Dionne Lee’s work across photography, video, and collage spans themes of dispossession, loss, survival, and resilience. Lee’s formal interventions and innovative darkroom techniques—including rephotographing found imagery from wilderness survival manuals and using graphite pencils to create inscriptions on her photographs of the landscape—create new narratives that reclaim the great outdoors. Covering a decade of her work from 2016 to the present, Dionne Lee: Currents features contributions by curator Eric Booker and award-winning poet Camille T. Dungy, offering a timely reckoning with land, memory, and identity. It stands as an essential statement on the medium’s potential today.

Details

Format: Hardback
Number of pages: 160
Number of images: 88
Publication date: 2026-04-21
Measurements: 8 x 10.5 x 1 inches
ISBN: 9781597115988

Contributors

Dionne Lee (born in New York) is an artist whose work explores power, survival, and personal history in relation to the American landscape. She has exhibited at the Museum of Modern Art, New York; Contemporary Art Gallery, Vancouver; and New Orleans Museum of Art; among others. Her work is held in the collections of the Whitney Museum of American Art and Museum of Modern Art, New York, and San Francisco Museum of Modern Art, among others. Lee is assistant professor of fine art and women’s, gender, and sexuality studies at Ohio State University and a John Simon Guggenheim Memorial Foundation Fellow.

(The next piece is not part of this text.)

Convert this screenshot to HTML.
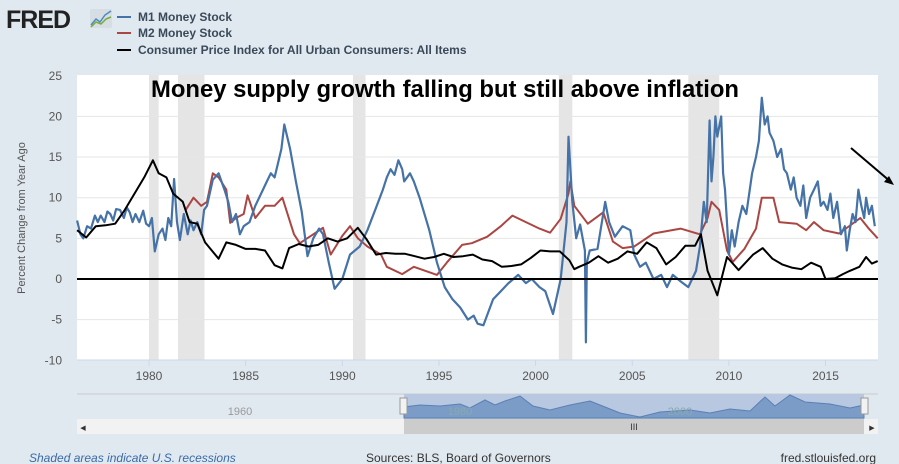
<!DOCTYPE html>
<html><head><meta charset="utf-8"><style>
html,body{margin:0;padding:0;background:#e1e9f0;}
svg{display:block;font-family:"Liberation Sans",sans-serif;}
</style></head><body>
<svg id="c" width="899" height="464" viewBox="0 0 899 464">
<rect x="0" y="0" width="899" height="464" fill="#e1e9f0"/>
<g>
<text x="6" y="28" font-size="25" font-weight="bold" fill="#222" letter-spacing="-1">FRED</text>
<rect x="90" y="9" width="22" height="19" fill="#d6dde3" rx="2"/>
<polyline points="91,25 96,19 100,22 105,15 111,11" fill="none" stroke="#4a8bc2" stroke-width="1.5"/>
<polyline points="91,27 96,22 101,24 106,19 111,17" fill="none" stroke="#7aab3a" stroke-width="1.5"/>
</g>
<g font-size="12" font-weight="bold" fill="#3a4a5a">
<line x1="117" y1="17" x2="131" y2="17" stroke="#4572a7" stroke-width="2"/>
<text x="138" y="21">M1 Money Stock</text>
<line x1="117" y1="33" x2="131" y2="33" stroke="#aa4643" stroke-width="2"/>
<text x="138" y="37">M2 Money Stock</text>
<line x1="117" y1="50" x2="131" y2="50" stroke="#000" stroke-width="2"/>
<text x="138" y="54">Consumer Price Index for All Urban Consumers: All Items</text>
</g>
<rect x="77" y="75" width="801" height="285" fill="#fff"/>
<g id="rec"></g><g id="grid"></g><g id="series"></g>
<text x="151" y="97" font-size="24" font-weight="bold" fill="#000" textLength="588" lengthAdjust="spacingAndGlyphs">Money supply growth falling but still above inflation</text>
<text transform="translate(25,218) rotate(-90)" text-anchor="middle" font-size="11" fill="#555">Percent Change from Year Ago</text>
<g>
<line x1="851" y1="148" x2="891" y2="182" stroke="#000" stroke-width="2"/>
<polygon points="894,185 884,182 889,176" fill="#000"/>
</g>
<g>
<line x1="77" y1="394" x2="878" y2="394" stroke="#ccc"/>
<rect x="404" y="394" width="460" height="25" fill="#b8c8e0"/>
<path d="M404,418 L404,407 L420,405 L440,406 L460,404 L470,408 L485,400 L495,405 L505,401 L520,396 L533,406 L550,410 L570,405 L590,401 L600,405 L620,413 L640,417 L660,412 L690,410 L710,413 L730,409 L750,411 L765,397 L775,406 L790,395 L805,402 L830,404 L850,408 L864,405 L864,418 Z" fill="#7c9cc8" stroke="#5b7fb5"/>
<text x="240" y="415" font-size="11" fill="#999" text-anchor="middle">1960</text>
<text x="460" y="415" font-size="11" fill="#8aa" text-anchor="middle">1980</text>
<text x="680" y="415" font-size="11" fill="#8aa" text-anchor="middle">2000</text>
<rect x="400" y="398" width="7" height="16" fill="#f2f2f2" stroke="#999"/>
<rect x="861" y="398" width="7" height="16" fill="#f2f2f2" stroke="#999"/>
<rect x="77" y="419" width="801" height="15" fill="#f2f2f2"/>
<rect x="404" y="419" width="460" height="15" fill="#cccccc"/>
<text x="634" y="430" font-size="9" fill="#333" text-anchor="middle">III</text>
<text x="83" y="430" font-size="7" fill="#333" text-anchor="middle">◀</text>
<text x="872" y="430" font-size="7" fill="#333" text-anchor="middle">▶</text>
</g>
<text x="29" y="462" font-size="12" font-style="italic" fill="#3a6aa8">Shaded areas indicate U.S. recessions</text>
<text x="366" y="462" font-size="12" fill="#333">Sources: BLS, Board of Governors</text>
<text x="876" y="462" font-size="12" fill="#333" text-anchor="end">fred.stlouisfed.org</text>
</svg>
<script>
const yTicks=[25,20,15,10,5,0,-5,-10];
const xTicks=[1980,1985,1990,1995,2000,2005,2010,2015];
const recStart=[1980.0,1981.5,1990.55,2001.2,2007.9];
const recEnd=[1980.5,1982.87,1991.2,2001.9,2009.5];
const m1Years=[1976.28,1976.45,1976.6,1976.8,1977.0,1977.2,1977.35,1977.5,1977.7,1977.85,1978.0,1978.15,1978.3,1978.5,1978.7,1978.85,1979.0,1979.15,1979.3,1979.5,1979.7,1979.85,1980.0,1980.15,1980.3,1980.5,1980.7,1980.85,1981.0,1981.15,1981.3,1981.45,1981.6,1981.8,1982.0,1982.15,1982.3,1982.5,1982.7,1982.85,1983.0,1983.3,1983.6,1983.9,1984.1,1984.3,1984.5,1984.7,1984.9,1985.2,1985.5,1985.9,1986.1,1986.3,1986.5,1986.7,1986.85,1987.0,1987.15,1987.3,1987.6,1987.9,1988.2,1988.5,1988.8,1989.0,1989.3,1989.6,1990.0,1990.4,1990.9,1991.3,1991.7,1992.1,1992.3,1992.5,1992.7,1992.9,1993.1,1993.2,1993.5,1993.7,1994.0,1994.5,1994.9,1995.3,1995.7,1996.1,1996.5,1996.8,1997.0,1997.3,1997.8,1998.2,1998.6,1999.1,1999.5,1999.8,2000.2,2000.5,2000.9,2001.3,2001.6,2001.7,2001.9,2002.1,2002.3,2002.55,2002.6,2002.65,2002.8,2003.2,2003.6,2003.8,2004.1,2004.5,2004.9,2005.1,2005.4,2005.7,2006.1,2006.5,2006.8,2007.1,2007.5,2007.9,2008.3,2008.5,2008.7,2008.85,2009.0,2009.1,2009.2,2009.3,2009.4,2009.6,2009.7,2009.8,2010.0,2010.15,2010.3,2010.5,2010.7,2010.9,2011.2,2011.4,2011.55,2011.7,2011.85,2012.0,2012.1,2012.3,2012.5,2012.7,2012.85,2013.0,2013.2,2013.35,2013.5,2013.7,2013.85,2014.0,2014.2,2014.4,2014.6,2014.75,2014.9,2015.1,2015.25,2015.4,2015.6,2015.8,2016.0,2016.1,2016.25,2016.4,2016.55,2016.7,2016.85,2017.0,2017.1,2017.25,2017.4,2017.55,2017.7];
const m1Vals=[7.2,5.5,5.0,6.5,6.2,7.8,7.0,7.8,7.0,8.3,8.0,7.2,8.6,8.5,7.5,8.8,8.2,7.0,8.0,7.0,8.4,6.8,6.5,7.5,3.4,5.5,6.2,4.8,7.5,6.5,12.3,7.0,4.8,8.0,5.5,7.2,6.0,7.0,5.5,8.5,9.0,12.2,13.0,11.0,9.5,7.0,8.0,5.5,6.5,7.0,9.0,11.0,12.0,13.0,12.5,14.5,16.0,19.0,17.5,16.0,12.0,8.3,2.8,5.0,6.2,5.5,2.0,-1.2,0.0,3.0,4.0,6.0,8.5,11.0,12.5,13.5,12.8,14.6,13.5,12.0,13.0,12.0,10.0,6.0,2.0,-1.0,-2.5,-3.5,-5.0,-4.5,-5.5,-5.7,-2.5,-1.5,-0.5,0.5,-0.5,0.0,-1.0,-1.5,-4.3,0.0,7.0,17.5,9.5,5.0,6.7,3.5,-7.8,2.0,3.5,3.7,9.5,7.0,5.2,6.5,6.0,3.0,1.5,2.0,0.0,0.5,-1.0,0.5,-0.3,-1.0,1.0,4.0,9.5,7.0,19.5,12.0,15.0,20.0,17.5,20.0,13.0,11.0,3.0,6.0,4.0,7.0,9.0,8.0,13.0,15.0,17.0,22.3,19.0,20.0,18.0,17.0,15.0,16.0,13.5,13.0,11.0,12.5,10.0,9.0,11.5,7.5,10.0,11.0,12.0,9.0,9.5,8.5,10.5,7.5,9.5,5.5,6.5,3.5,6.0,8.0,7.0,11.0,9.0,7.5,10.0,8.0,9.0,6.5];
const m2Years=[1981.9,1982.3,1982.7,1983.0,1983.3,1983.6,1984.0,1984.2,1984.5,1984.9,1985.1,1985.5,1986.0,1986.5,1986.9,1987.5,1987.8,1988.5,1989.0,1989.4,1990.0,1990.4,1990.8,1991.3,1992.0,1992.3,1993.1,1993.7,1994.9,1995.4,1996.2,1996.7,1997.5,1998.2,1998.8,1999.5,2000.2,2000.75,2001.3,2001.7,2001.8,2002.0,2002.7,2003.5,2004.0,2004.5,2005.1,2006.1,2007.5,2008.5,2008.9,2009.1,2009.5,2009.9,2010.2,2010.8,2011.4,2011.7,2012.3,2012.6,2013.5,2014.0,2014.4,2014.9,2015.7,2016.8,2017.2,2017.7];
const m2Vals=[8.5,10.0,9.0,9.5,13.0,12.5,11.0,6.9,7.5,8.0,10.3,7.5,9.0,9.0,10.0,5.5,4.4,5.5,6.3,3.0,5.3,6.5,5.0,4.0,3.0,1.5,0.6,1.5,0.5,2.0,4.2,4.4,5.2,6.5,7.8,7.0,6.2,5.7,7.4,10.5,12.0,9.0,6.8,8.2,4.6,3.8,4.0,5.6,6.2,5.5,7.5,9.5,8.5,3.5,2.1,3.7,6.2,10.0,10.0,7.0,6.8,6.0,7.0,6.0,5.6,7.5,6.3,5.0];
const cpiYears=[1976.28,1976.75,1977.25,1977.75,1978.25,1978.75,1979.25,1979.75,1980.2,1980.5,1980.9,1981.25,1981.75,1982.1,1982.5,1982.9,1983.25,1983.6,1984.0,1984.5,1985.0,1985.5,1986.0,1986.5,1986.9,1987.25,1987.75,1988.25,1988.75,1989.25,1989.75,1990.25,1990.8,1991.25,1991.75,1992.25,1992.75,1993.25,1993.75,1994.25,1994.75,1995.25,1995.75,1996.25,1996.75,1997.25,1997.75,1998.25,1998.75,1999.25,1999.75,2000.25,2000.75,2001.25,2001.75,2002.0,2002.25,2002.75,2003.25,2003.75,2004.25,2004.75,2005.25,2005.75,2006.25,2006.75,2007.25,2007.75,2008.25,2008.55,2008.9,2009.4,2009.9,2010.5,2011.25,2011.75,2012.25,2012.75,2013.25,2013.75,2014.25,2014.75,2015.0,2015.5,2015.9,2016.25,2016.75,2017.1,2017.4,2017.7];
const cpiVals=[6.0,5.1,6.5,6.6,6.8,8.5,10.5,12.5,14.6,13.0,12.5,10.5,9.5,7.0,6.8,4.5,3.5,2.5,4.5,4.2,3.7,3.7,3.5,1.7,1.3,3.8,4.3,4.0,4.2,5.0,4.6,5.0,6.3,4.9,3.0,3.2,3.1,3.1,2.8,2.5,2.7,3.1,2.7,2.8,3.0,2.4,2.2,1.5,1.6,1.8,2.6,3.5,3.4,3.4,2.3,1.2,1.5,2.0,2.8,2.0,2.5,3.4,3.1,4.5,3.8,1.8,2.7,4.1,4.1,5.5,1.0,-2.0,2.7,1.1,3.0,3.8,2.5,1.8,1.4,1.2,2.0,1.5,0.0,0.1,0.6,1.0,1.5,2.7,1.9,2.2];
const X0=77,X1=878,Y0=75,Y1=360;
function xs(y){return 149+(y-1980)*19.33;}
function ys(v){return 279-v*8.13;}
const NS='http://www.w3.org/2000/svg';
function mk(t,a,p){const e=document.createElementNS(NS,t);for(const k in a)e.setAttribute(k,a[k]);p.appendChild(e);return e;}
const rec=document.getElementById('rec'),grid=document.getElementById('grid'),ser=document.getElementById('series'),svg=document.getElementById('c');
recStart.forEach((s,i)=>{const r=mk('rect',{x:xs(s),y:Y0,width:xs(recEnd[i])-xs(s),height:Y1-Y0,fill:'#e5e5e5'},rec);

});
yTicks.forEach(v=>{if(v!==0&&v!==-10&&v!==25){const l=mk('line',{x1:X0,x2:X1,y1:ys(v),y2:ys(v),stroke:'#e6e6e6'},grid);

}
const t=mk('text',{x:62,y:ys(v)+4,'text-anchor':'end','font-size':12,fill:'#555'},svg);t.textContent=v;

});
mk('line',{x1:X0,x2:X1,y1:Y1,y2:Y1,stroke:'#ccd6eb'},grid);
xTicks.forEach(y=>{const l=mk('line',{x1:xs(y),x2:xs(y),y1:Y1,y2:Y1+6,stroke:'#ccd6eb'},grid);


const t=mk('text',{x:xs(y),y:380,'text-anchor':'middle','font-size':12,fill:'#555'},svg);t.textContent=y;

});
function line(xa,va,col,name,w){const p=mk('polyline',{points:xa.map((x,i)=>xs(x).toFixed(1)+','+ys(va[i]).toFixed(1)).join(' '),fill:'none',stroke:col,'stroke-width':w,'stroke-linejoin':'round'},ser);

}
line(m2Years,m2Vals,'#aa4643','m2-line',2);
line(m1Years,m1Vals,'#4572a7','m1-line',2.2);
line(cpiYears,cpiVals,'#000','cpi-line',2);
const z=mk('line',{x1:X0,x2:X1,y1:ys(0),y2:ys(0),stroke:'#000','stroke-width':2},ser);


</script>
</body></html>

Eric Booker is associate curator and exhibition coor­dinator at Storm King Art Center, New York. Formerly, he was assistant curator at the Studio Museum in Harlem and held positions at the Solomon R. Guggenheim Museum, New York; Foundation for Contemporary Arts; Calder Foundation; and National Academy of Design, New York.

Camille T. Dungy is a Colorado-based writer. She is author of the award-winning book Soil: The Story of a Black Mother’s Garden (2023), five collections of poetry, includ­ing America, A Love Story (2026), and the essay collection Guidebook to Relative Strangers (2017). Dungy is a university distinguished professor at Colorado State University.

Gabrielle L’Hirondelle Hill is a writer and an artist whose sculptural practice explores the history of found materials to investigate concepts of land and property in a capitalist economy. Hill is a member of BUSH Gallery, an Indigenous artist collective that decenters Eurocentric models of making and thinking about art.